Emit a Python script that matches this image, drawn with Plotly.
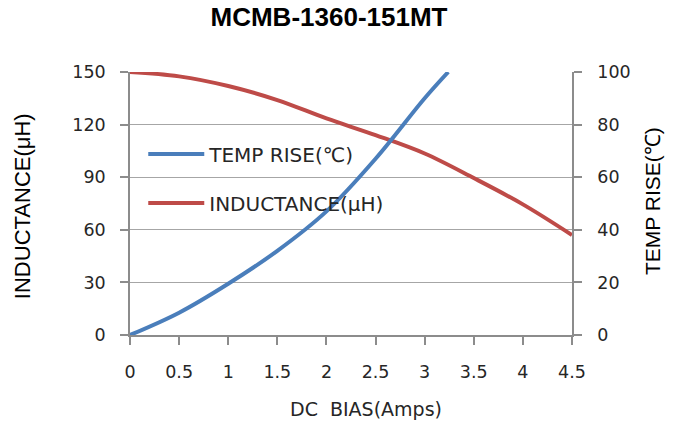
import plotly.graph_objects as go

# DC bias (A)
bias_ind = [0, 0.5, 1.0, 1.5, 2.0, 2.5, 3.0, 3.5, 4.0, 4.5]
inductance = [150, 147.5, 142, 134, 123.5, 114, 103.5, 89.5, 74.5, 57]

bias_temp = [0, 0.5, 1.0, 1.5, 2.0, 2.5, 3.0, 3.24]
temp_rise = [0, 8.5, 19.5, 32, 47, 67, 90, 100]

x_ticks = [0, 0.5, 1, 1.5, 2, 2.5, 3, 3.5, 4, 4.5]
x_tick_text = ["0", "0.5", "1", "1.5", "2", "2.5", "3", "3.5", "4", "4.5"]

BLUE = "#4a7ebb"
RED = "#be4b48"
AX = "#8c8c8c"
TXT = "#262626"
TICKFONT = dict(family="DejaVu Sans", size=17.5, color=TXT)

fig = go.Figure()
fig.add_trace(go.Scatter(
    x=bias_temp, y=temp_rise, name="TEMP RISE(℃)", yaxis="y2",
    mode="lines", line=dict(color=BLUE, width=4, shape="spline"),
    legendgroup="a"))
fig.add_trace(go.Scatter(
    x=bias_ind, y=inductance, name="INDUCTANCE(μH)", yaxis="y",
    mode="lines", line=dict(color=RED, width=4, shape="spline"),
    legendgroup="b"))

fig.update_layout(
    width=677, height=421,
    margin=dict(l=130, r=105, t=72, b=86),
    paper_bgcolor="white", plot_bgcolor="white",
    title=dict(text="<b>MCMB-1360-151MT</b>", x=329 / 677, xanchor="center",
               y=1 - 17 / 421, yanchor="middle",
               font=dict(family="Liberation Sans", size=26, color="black")),
    xaxis=dict(range=[0, 4.5], tickvals=x_ticks, ticktext=x_tick_text,
               showgrid=False, showline=True, linecolor=AX, linewidth=1.5,
               ticks="outside", ticklen=8, tickcolor=AX, tickwidth=1.5,
               ticklabelstandoff=12, tickfont=TICKFONT, zeroline=False),
    yaxis=dict(range=[0, 150], dtick=30, showgrid=True, gridcolor="#a6a6a6",
               gridwidth=1, showline=True, linecolor=AX, linewidth=1.5,
               ticks="outside", ticklen=8, tickcolor=AX, tickwidth=1.5,
               ticklabelstandoff=11, tickfont=TICKFONT, zeroline=False),
    yaxis2=dict(range=[0, 100], dtick=20, overlaying="y", side="right",
                showgrid=False, showline=True, linecolor=AX, linewidth=1.5,
                ticks="outside", ticklen=8, tickcolor=AX, tickwidth=1.5,
                ticklabelstandoff=12, tickfont=TICKFONT, zeroline=False),
    showlegend=True,
    legend=dict(x=0.03, y=0.762, xanchor="left", yanchor="top",
                bgcolor="rgba(0,0,0,0)", tracegroupgap=20, itemwidth=56,
                font=dict(family="DejaVu Sans", size=20, color=TXT)),
    annotations=[
        dict(text="DC\u00a0 BIAS(Amps)", xref="paper", yref="paper",
             x=(366 - 130) / 442, y=(335 - 409) / 263,
             xanchor="center", yanchor="middle", showarrow=False,
             font=dict(family="DejaVu Sans", size=19, color=TXT)),
        dict(text="INDUCTANCE(μH)", xref="paper", yref="paper",
             x=(22 - 130) / 442, y=0.49, xanchor="center", yanchor="middle",
             textangle=-90, showarrow=False,
             font=dict(family="Liberation Sans", size=22, color="black")),
        dict(text="TEMP RISE(℃)", xref="paper", yref="paper",
             x=(652 - 130) / 442, y=(335 - 201) / 263,
             xanchor="center", yanchor="middle",
             textangle=-90, showarrow=False,
             font=dict(family="Liberation Sans", size=21, color="black")),
    ],
)

fig.write_html("out.html")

Exercise instructions:
Write out an exact copy of the listing, first line through the line containing "89.5, 74.5, 57]", with the pictures left out.

Reply:
Emit a Python script that matches this image, drawn with Plotly.
import plotly.graph_objects as go

# DC bias (A)
bias_ind = [0, 0.5, 1.0, 1.5, 2.0, 2.5, 3.0, 3.5, 4.0, 4.5]
inductance = [150, 147.5, 142, 134, 123.5, 114, 103.5, 89.5, 74.5, 57]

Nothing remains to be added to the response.